Growing up on the East Coast, Nile developed a penchant for the ocean from family vacations (a tradition maintained through the generations beginning with Nile's grandfather) to the coast of New Hampshire.

“The ocean is magical,” said Nile. “Years back when my kids were little, my youngest son, someone gave him a teddy bear that had the sound of the mother's womb in it, so I was curious to hear it and when I did, it sounded just like the surf coming in and out. It was identical and that's one of the reasons why the ocean is so hypnotizing. I couldn't believe it.”

Nile also loves literature and philosophy, and reflected on English poets John Keats and Percy Shelley who had an impact on him in high school. He later became enthralled with the work of William Blake, Alexander Pushkin and Walt Whitman, and considers “Song of Myself” very “hip” and “current.” Nile graduated from the University of Buffalo with a degree in philosophy and was one course short of a bachelor's in literature.

Within his lyrics, Nile offers references to William Shakespeare, Shelley, philosopher Jean-Paul Sartre and Busby Berkeley, a Los Angeles-based director known for his complex musical productions. He also paints romantic images of Manhattan through character studies of Bo Diddley and a retired Broadway star. Nile's other songs range in subject matter from the 2004 terrorist train bombings in Spain to wealthy globetrotters.

“I think we are really talking about things that are inspiring whether it be a certain neighborhood tree or the clouds passing by on a spring evening, things of beauty, such as songs ‘Like a Rolling Stone' to ‘No Woman No Cry' to ‘Police on my Back,'” said Nile. “Whether you're writing about a small boy pushing a paper boat across a puddle or alluding to a nation mistakenly going into conflict - an illusory ideal - I love when I can make the leap. I don't do it as a conscious thing but I am aware if I am writing something if it has more than one meaning, which is all the better.”

In the same vein as Allan Ginsberg and Dylan, Nile arrived in the creative community of Greenwich Village as a starving artist, attracted to the city's poetic electricity, hoping to find inspiration among the diverse mixture of New York's masses. He does believe that New York City still has its place among the starving artists in the same way he was drawn to it.

“I'm sure that now as we speak it's still the home of struggling artists, and geniuses and brilliant people looking, searching and doing their work,” said Nile. “Much like the Pacific or the Atlantic, it is an ocean of people living in such close proximity.”

Nile said that the title track is his love song to the big city of dreams that he characterized as “big,” “dark” and “fascinating.” From its art to music to the mixture of people from the very rich to the poor, Nile compares it to Paris in the 1850s or London during the time of Charles Dickens and believes it to be a very enriching environment for writers.

“I didn't set out to make a tribute album or a New York concept album, it was just a collection of songs.
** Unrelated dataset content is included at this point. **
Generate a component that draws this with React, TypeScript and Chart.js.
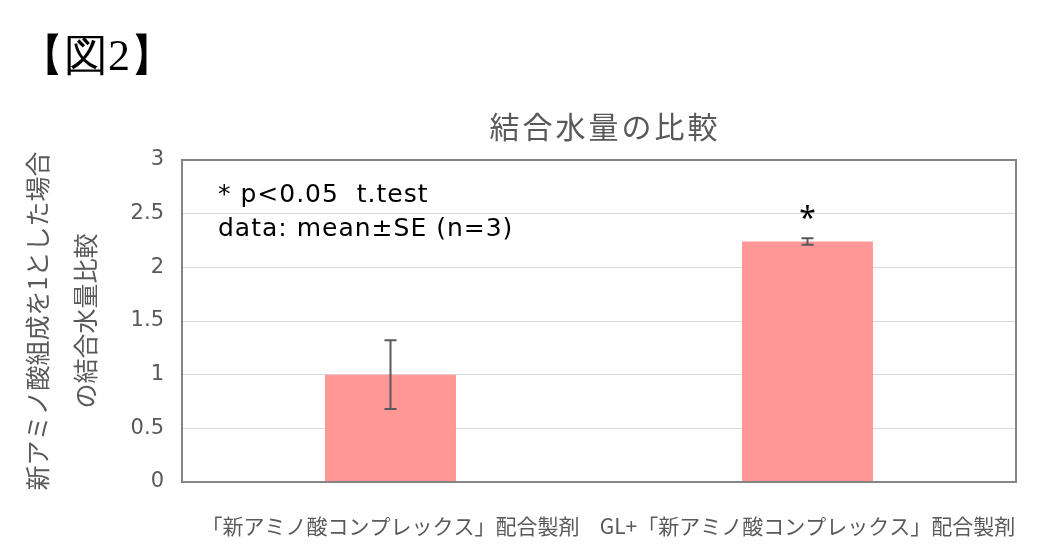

Early in the process as I gathered the demos together, I realized there was a lot of New York imagery. I then realized all the songs kind of reflect my experiences of living here,” said Nile on the phone from his home in Greenwich Village, a neighborhood he has lived in for the past 30 years. “ The songs wouldn't have been written had I not lived here all these years, so it is a very New York album. I love New York, but I never set out to write one.”
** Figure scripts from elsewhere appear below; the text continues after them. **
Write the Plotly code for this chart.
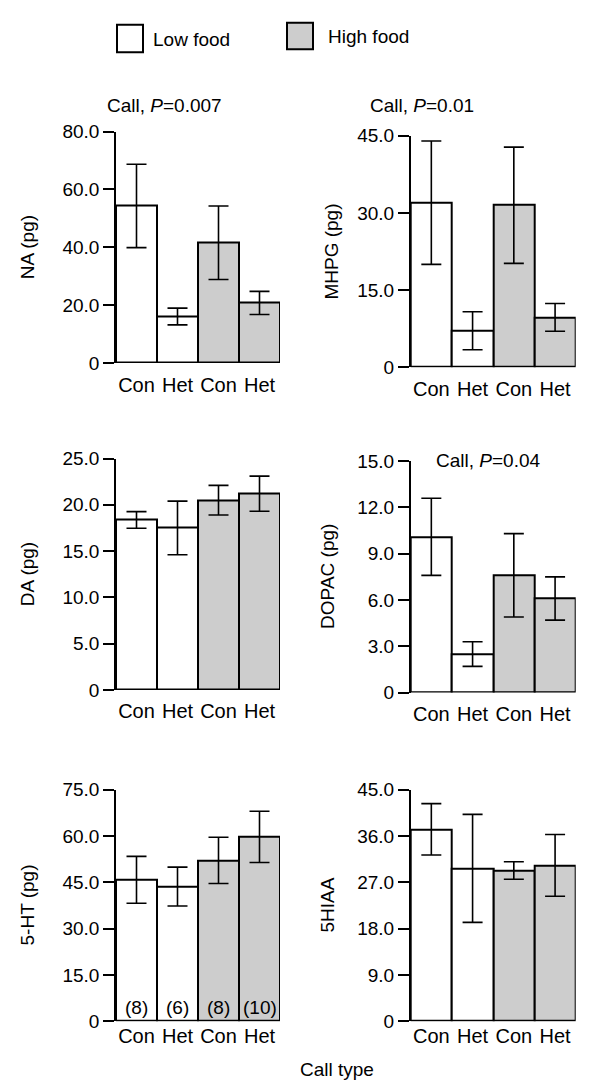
import plotly.graph_objects as go

W, H = 589, 1092

categories = ["Con", "Het", "Con", "Het"]
food = ["Low", "Low", "High", "High"]
colors = {"Low": "#ffffff", "High": "#cdcdcd"}

na_mean = [54.3, 16.1, 41.6, 20.8]
na_err = [14.4, 2.9, 12.7, 4.0]
mhpg_mean = [32.0, 7.1, 31.5, 9.7]
mhpg_err = [12.0, 3.7, 11.3, 2.7]
da_mean = [18.36, 17.5, 20.5, 21.2]
da_err = [0.9, 2.9, 1.6, 1.9]
dopac_mean = [10.1, 2.5, 7.6, 6.1]
dopac_err = [2.5, 0.8, 2.7, 1.4]
ht_mean = [45.8, 43.6, 52.1, 59.7]
ht_err = [7.6, 6.3, 7.5, 8.3]
hiaa_mean = [37.3, 29.7, 29.3, 30.3]
hiaa_err = [5.0, 10.5, 1.7, 6.0]
sample_sizes = ["(8)", "(6)", "(8)", "(10)"]

panels = [
    ("NA (pg)", na_mean, na_err, 80.0, 20.0, (116, 280, 124, 360), 27, 8),
    ("MHPG (pg)", mhpg_mean, mhpg_err, 45.0, 15.0, (410.7, 575.7, 128.3, 364.3), 332, 8),
    ("DA (pg)", da_mean, da_err, 25.0, 5.0, (116, 280, 457.3, 693.3), 27, 7),
    ("DOPAC (pg)", dopac_mean, dopac_err, 15.0, 3.0, (410.7, 575.7, 460, 696), 328, 7),
    ("5-HT (pg)", ht_mean, ht_err, 75.0, 15.0, (116, 280, 795, 1031), 27, 1),
    ("5HIAA", hiaa_mean, hiaa_err, 45.0, 9.0, (410.7, 575.7, 795, 1031), 327, 1),
]

FONT = "Liberation Sans, Arial, sans-serif"
FS = 19

fig = go.Figure()
annotations = []
shapes = []

for i, (ytitle, means, errs, ymax, step, (x0, x1, y0, y1), tx, sto) in enumerate(panels):
    n = i + 1
    xa = "x" if n == 1 else f"x{n}"
    ya = "y" if n == 1 else f"y{n}"
    fig.add_trace(go.Bar(
        x=list(range(4)), y=means, xaxis=xa, yaxis=ya,
        width=1.0,
        marker=dict(color=[colors[f] for f in food], line=dict(color="black", width=2)),
        error_y=dict(type="data", array=errs, visible=True, color="black",
                     thickness=1.6, width=10),
        showlegend=False, hoverinfo="skip",
    ))
    nt = int(round(ymax / step))
    tickvals = [k * step for k in range(nt + 1)]
    ticktext = ["0"] + [f"{v:.1f}" for v in tickvals[1:]]
    xkey = "xaxis" if n == 1 else f"xaxis{n}"
    ykey = "yaxis" if n == 1 else f"yaxis{n}"
    fig.update_layout({
        xkey: dict(domain=[x0 / W, x1 / W], range=[-0.5, 3.5], anchor=ya,
                   tickvals=list(range(4)), ticktext=categories,
                   showline=False, showgrid=False, zeroline=False, ticks="",
                   tickfont=dict(family=FONT, size=20, color="black"),
                   ticklabelstandoff=sto, fixedrange=True),
        ykey: dict(domain=[1 - y1 / H, 1 - y0 / H], range=[0, ymax], anchor=xa,
                   tickvals=tickvals, ticktext=ticktext,
                   showline=True, linecolor="black", linewidth=1.5,
                   ticks="outside", ticklen=11, tickwidth=1.5, tickcolor="black",
                   showgrid=False, zeroline=False,
                   tickfont=dict(family=FONT, size=FS, color="black"),
                   fixedrange=True),
    })
    annotations.append(dict(
        x=tx / W, y=1 - ((y0 + y1) / 2) / H, xref="paper", yref="paper",
        text=ytitle, textangle=-90, showarrow=False,
        font=dict(family=FONT, size=FS, color="black"),
        xanchor="center", yanchor="middle"))

for k, s in enumerate(sample_sizes):
    annotations.append(dict(x=k, y=0, xref="x5", yref="y5", text=s, showarrow=False,
                            yanchor="bottom", yshift=1,
                            font=dict(family=FONT, size=FS, color="black")))

for txt, cx, cy in [("Call, <i>P</i>=0.007", 164, 97),
                    ("Call, <i>P</i>=0.01", 422, 97),
                    ("Call, <i>P</i>=0.04", 488, 459),
                    ("Call type", 337, 1080)]:
    annotations.append(dict(x=cx / W, y=1 - cy / H, xref="paper", yref="paper",
                            text=txt, showarrow=False, xanchor="center", yanchor="middle",
                            font=dict(family=FONT, size=FS, color="black")))

for (bx0, by0, bx1, by1, fill, label, lx, ly) in [
        (117, 15, 143, 43, colors["Low"], "Low food", 151, 30),
        (287, 13, 313, 40, colors["High"], "High food", 326, 27)]:
    shapes.append(dict(type="rect", xref="paper", yref="paper",
                       x0=bx0 / W, x1=bx1 / W, y0=1 - by1 / H, y1=1 - by0 / H,
                       fillcolor=fill, line=dict(color="black", width=2)))
    annotations.append(dict(x=lx / W, y=1 - ly / H, xref="paper", yref="paper",
                            text=label, showarrow=False, xanchor="left", yanchor="middle",
                            font=dict(family=FONT, size=FS, color="black")))

fig.update_layout(
    width=W, height=H,
    margin=dict(l=0, r=0, t=0, b=0),
    paper_bgcolor="white", plot_bgcolor="white",
    annotations=annotations, shapes=shapes,
    bargap=0,
)

fig.write_html("out.html", config={"displayModeBar": False},
               post_script="document.body.style.margin='0';document.body.style.overflow='hidden';")
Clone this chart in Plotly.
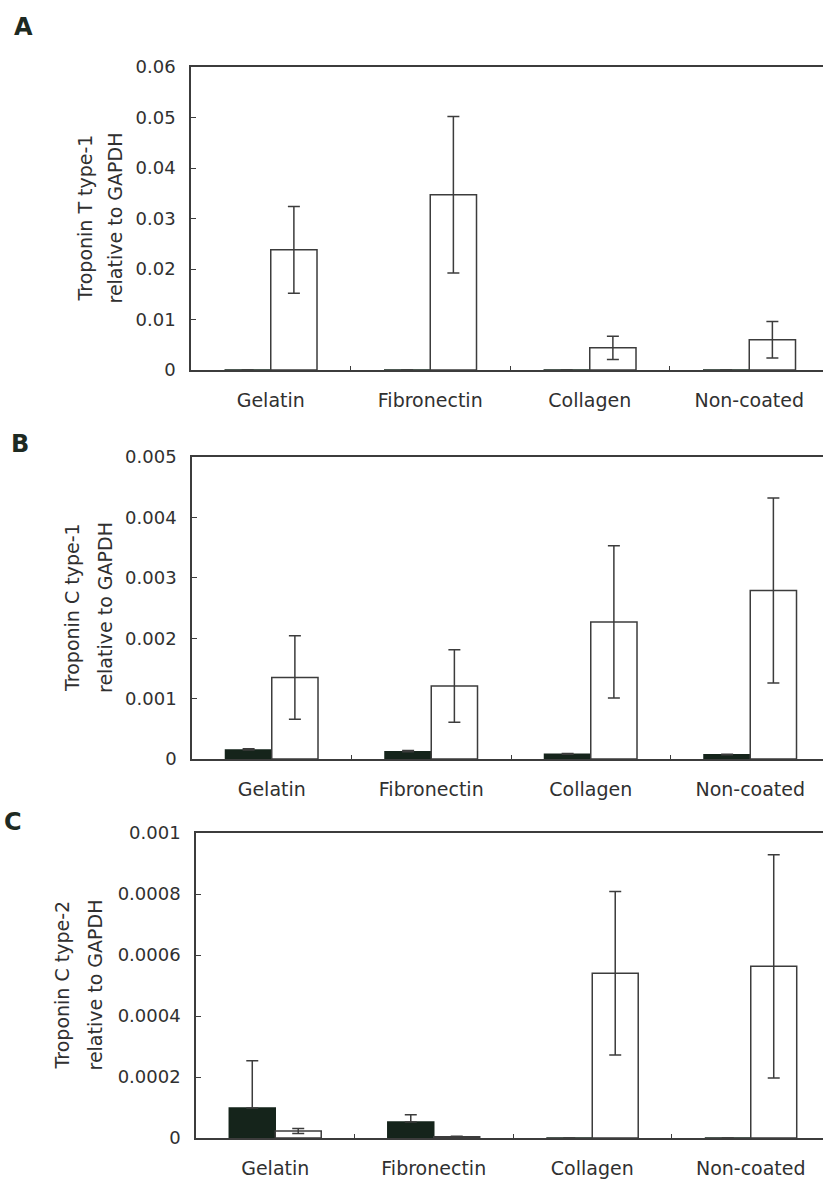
import plotly.graph_objects as go

categories = ["Gelatin", "Fibronectin", "Collagen", "Non-coated"]

a_black = [0, 0, 0, 0]
a_black_err = [0, 0, 0, 0]
a_white = [0.0238, 0.0347, 0.0044, 0.0060]
a_white_err = [0.0086, 0.0155, 0.0023, 0.0036]

b_black = [0.00015, 0.00012, 0.00008, 0.00007]
b_black_err = [0.00002, 0.00002, 0.00001, 0.00001]
b_white = [0.00135, 0.00121, 0.00227, 0.00279]
b_white_err = [0.00069, 0.00060, 0.00126, 0.00153]

c_black = [0.0000985, 0.0000525, 0, 0]
c_black_err = [0.000155, 0.000024, 0, 0]
c_white = [0.000023, 0.000004, 0.00054, 0.000563]
c_white_err = [0.000008, 0.000002, 0.000268, 0.000366]

a_ticks = [0, 0.01, 0.02, 0.03, 0.04, 0.05, 0.06]
a_ticktext = ["0", "0.01", "0.02", "0.03", "0.04", "0.05", "0.06"]
b_ticks = [0, 0.001, 0.002, 0.003, 0.004, 0.005]
b_ticktext = ["0", "0.001", "0.002", "0.003", "0.004", "0.005"]
c_ticks = [0, 0.0002, 0.0004, 0.0006, 0.0008, 0.001]
c_ticktext = ["0", "0.0002", "0.0004", "0.0006", "0.0008", "0.001"]

W, H = 823, 1184
FONT = "DejaVu Sans"
TXT = "#303030"
LINE = "#3c3c3c"
BLACK = "#15241b"

panels = [
    dict(letter="A", black=a_black, berr=a_black_err, white=a_white, werr=a_white_err,
         ticks=a_ticks, ticktext=a_ticktext, ymax=0.06,
         left=191, top=67, bottom=370, cw=159.5,
         t1="Troponin T type-1", t2="relative to GAPDH", tx1=85, tx2=115,
         lx=23, ly=27),
    dict(letter="B", black=b_black, berr=b_black_err, white=b_white, werr=b_white_err,
         ticks=b_ticks, ticktext=b_ticktext, ymax=0.005,
         left=192, top=457, bottom=759, cw=159.5,
         t1="Troponin C type-1", t2="relative to GAPDH", tx1=72, tx2=105,
         lx=20, ly=444),
    dict(letter="C", black=c_black, berr=c_black_err, white=c_white, werr=c_white_err,
         ticks=c_ticks, ticktext=c_ticktext, ymax=0.001,
         left=196, top=833, bottom=1138, cw=158.5,
         t1="Troponin C type-2", t2="relative to GAPDH", tx1=61, tx2=94,
         lx=13, ly=822),
]

fig = go.Figure()
annotations = []
layout = {}
for i, p in enumerate(panels):
    sfx = "" if i == 0 else str(i + 1)
    xa, ya = "x" + sfx, "y" + sfx
    series = [
        (p["black"], p["berr"], [0] * len(p["berr"]), BLACK, BLACK),
        (p["white"], p["werr"], p["werr"], "white", LINE),
    ]
    for vals, errs, errs_minus, fill, edge in series:
        fig.add_trace(go.Bar(
            x=categories, y=vals, xaxis=xa, yaxis=ya,
            marker=dict(color=fill, line=dict(color=edge, width=1.5)),
            error_y=dict(type="data", symmetric=False, array=errs, arrayminus=errs_minus,
                         visible=True, color=LINE, thickness=1.5, width=6),
            showlegend=False,
        ))
    upper = -0.5 + (W - p["left"]) / p["cw"]
    layout["xaxis" + sfx] = dict(
        domain=[p["left"] / W, 1], anchor=ya, range=[-0.5, upper], automargin=False,
        showline=True, linecolor=LINE, linewidth=1.5, mirror=True,
        ticks="inside", ticklen=4, tickcolor=LINE, tickson="boundaries",
        tickfont=dict(family=FONT, size=19, color=TXT), ticklabelstandoff=12,
        showgrid=False, zeroline=False, fixedrange=True,
    )
    layout["yaxis" + sfx] = dict(
        domain=[1 - p["bottom"] / H, 1 - p["top"] / H], anchor=xa, automargin=False,
        range=[0, p["ymax"]], tickvals=p["ticks"], ticktext=p["ticktext"],
        showline=True, linecolor=LINE, linewidth=1.5, mirror=False,
        ticks="inside", ticklen=5, tickcolor=LINE,
        tickfont=dict(family=FONT, size=18, color=TXT), ticklabelstandoff=10,
        showgrid=False, zeroline=False, fixedrange=True,
    )
    yc = (p["top"] + p["bottom"]) / 2
    for txt, tx in [(p["t1"], p["tx1"]), (p["t2"], p["tx2"])]:
        annotations.append(dict(
            text=txt, x=tx / W, y=1 - yc / H, xref="paper", yref="paper",
            xanchor="center", yanchor="middle", textangle=-90, showarrow=False,
            font=dict(family=FONT, size=19, color=TXT),
        ))
    annotations.append(dict(
        text="<b>" + p["letter"] + "</b>", x=p["lx"] / W, y=1 - p["ly"] / H,
        xref="paper", yref="paper", xanchor="center", yanchor="middle",
        showarrow=False, font=dict(family=FONT, size=24, color="#1e2a22"),
    ))

fig.update_layout(
    width=W, height=H, margin=dict(l=0, r=0, t=0, b=0, autoexpand=False),
    paper_bgcolor="white", plot_bgcolor="white",
    barmode="group", bargap=0.42, bargroupgap=0,
    annotations=annotations, **layout,
)
fig.write_html(
    "out.html",
    config={"displayModeBar": False},
    post_script="document.body.style.margin='0px';document.body.style.overflow='hidden';",
)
Nile took about two years to complete “Streets of New York” and shopped it around for another year. Nile's work features many musicians including guitarist Andy York who plays with John Mellencamp, and said the work took longer than expected because York was only able to record during certain periods of the recording process due to tour schedules and ordinary happenings such as moving.
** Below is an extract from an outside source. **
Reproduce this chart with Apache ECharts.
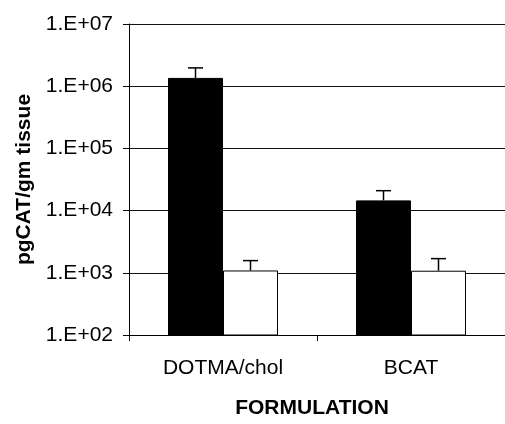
<!DOCTYPE html>
<html>
<head>
<meta charset="utf-8">
<script src="https://cdn.jsdelivr.net/npm/echarts@6/dist/echarts.min.js"></script>
<style>html,body{margin:0;padding:0;background:#fff;}#c{width:505px;height:424px;}</style>
</head>
<body>
<div id="c"></div>
<script>
const categories = ['DOTMA/chol', 'BCAT'];
const blackValues = [1.36e6, 1.46e4];
const blackErrTop = [1.97e6, 2.09e4];
const whiteValues = [1.09e3, 1.08e3];
const whiteErrTop = [1.57e3, 1.69e3];
const yTicks = [1e2, 1e3, 1e4, 1e5, 1e6, 1e7];

const BAR_W = 55;
const FONT = 'Liberation Sans, Arial, sans-serif';

function errSeries(values, tops, sign) {
  return {
    type: 'custom',
    z: 5,
    data: values.map((v, i) => [i, v, tops[i]]),
    encode: { x: 0, y: [1, 2] },
    renderItem: function (params, api) {
      const lo = api.coord([api.value(0), api.value(1)]);
      const hi = api.coord([api.value(0), api.value(2)]);
      const x = lo[0] + sign * BAR_W / 2;
      const cap = 7.5;
      return {
        type: 'group',
        children: [
          { type: 'line', shape: { x1: x, y1: lo[1], x2: x, y2: hi[1] }, style: { stroke: '#000', lineWidth: 1.5 } },
          { type: 'line', shape: { x1: x - cap, y1: hi[1], x2: x + cap, y2: hi[1] }, style: { stroke: '#000', lineWidth: 1.5 } }
        ]
      };
    }
  };
}

const chart = echarts.init(document.getElementById('c'));
chart.setOption({
  animation: false,
  backgroundColor: '#fff',
  grid: { left: 129, right: -6, top: 24, bottom: 88, containLabel: false },
  xAxis: {
    type: 'category',
    data: categories,
    name: 'FORMULATION',
    nameLocation: 'middle',
    nameGap: 63,
    nameTextStyle: { fontFamily: FONT, fontSize: 21, fontWeight: 'bold', color: '#000', padding: [0, 10, 0, 0] },
    axisLine: { lineStyle: { color: '#000', width: 1 } },
    axisTick: { show: true, length: 6, lineStyle: { color: '#000' } },
    axisLabel: { fontFamily: FONT, fontSize: 21, color: '#000', margin: 23 }
  },
  yAxis: {
    type: 'log',
    logBase: 10,
    min: yTicks[0],
    max: yTicks[yTicks.length - 1],
    name: 'pgCAT/gm tissue',
    nameLocation: 'middle',
    nameGap: 90,
    nameTextStyle: { fontFamily: FONT, fontSize: 21, fontWeight: 'bold', color: '#000' },
    axisLine: { show: true, lineStyle: { color: '#000', width: 1 } },
    axisTick: { show: true, length: 6, lineStyle: { color: '#000' } },
    splitLine: { show: true, lineStyle: { color: '#111', width: 1 } },
    axisLabel: {
      fontFamily: FONT, fontSize: 21, color: '#000', margin: 16,
      formatter: function (v) {
        const e = Math.round(Math.log10(v));
        return '1.E+' + (e < 10 ? '0' + e : e);
      }
    }
  },
  series: [
    {
      type: 'bar', data: blackValues, barWidth: BAR_W, barGap: '0%',
      itemStyle: { color: '#000', borderColor: '#000', borderWidth: 1 }
    },
    {
      type: 'bar', data: whiteValues, barWidth: BAR_W, barGap: '0%',
      itemStyle: { color: '#fff', borderColor: '#000', borderWidth: 1 }
    },
    errSeries(blackValues, blackErrTop, -1),
    errSeries(whiteValues, whiteErrTop, 1)
  ]
});
</script>
</body>
</html>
“I was able to keep the thread, the live sound and the present tense that it has. It never got stale, which is great,” said Nile who also noted that a number of the songs are live. “‘Back Home' is a live performance I did in my apartment, my piano was a little out of tune, but I wanted to get it down while it was fresh. I sang it top to bottom and when I played it for the band to record it, they said, ‘Well, no way are we doing that, it is done.' They liked the piano and the vocals, and I later added a few things to it like an upright (bass). It's telling a story, really,”

Two other live versions include “Bo Diddley in Washington Square” and “Streets of New York,” which has Jakob Dylan from the Wallflowers on backup vocals. Another Wallflowers member, Rami Jaffee on keys, played on the song “Game of Fools.”

“I met Jakob many years ago when he was younger, but also a few years back at a Mellencamp show where the Wallflowers were opening,” said Nile. “ He was really nice, played me demos for the new album and said, ‘We've got to sing together sometime.' So when I was making this, I thought it would be great to get Jakob. So I called him up and asked him and he said, ‘Just say when and where and I'll be there.' He was so nice about it.”

“Cell Phones Ringing in the Pockets of the Dead” was written after the devastating terrorist attack on train travelers in Madrid that killed 191 people.

“I live about a mile from the site of the World Trade Center and after 9/11, I was on one of the first flights out of JFK going to Spain for a tour,” said Nile. “I get to Spain and the reaction, I was really struck by the compassion and concern and how sincere the Spanish people were about New York at that time. So in 2004, when the Madrid train bombing occurred, I was shocked like everyone else and it brought that memory back to me of how nice the Spanish people were. Two days later I read a headline in one of the New York newspapers that said, ‘Cell phones ringing in the pockets of the dead.' I read it and discovered that cell phones were going off inside the body bags lined up along train tracks and the workers were having a very difficult time. It was a riveting image, and I immediately started writing and it was my way of fighting back, reacting in anger or sarcasm to this mad world, very dark-aged notion that man still hasn't gotten it together, there are still wars.”

Nile, who is now in his mid-50s, recorded his debut album in 1980 and later “Golden Down” on the Arista Records label. He then moved to Geffen and later Columbia where he recorded “Places I Have Never Been.” In 1999, Nile made “Beautiful Wreck of the World” on River House Records.

“Streets of New York” also has a cover of the Clash's “Police on my Back” and “When One Stands,” a reggae-inspired tune by both Nile and Frankie Lee. Nile wrote it by asking himself what would Bob Marley write about the current world if he were alive today.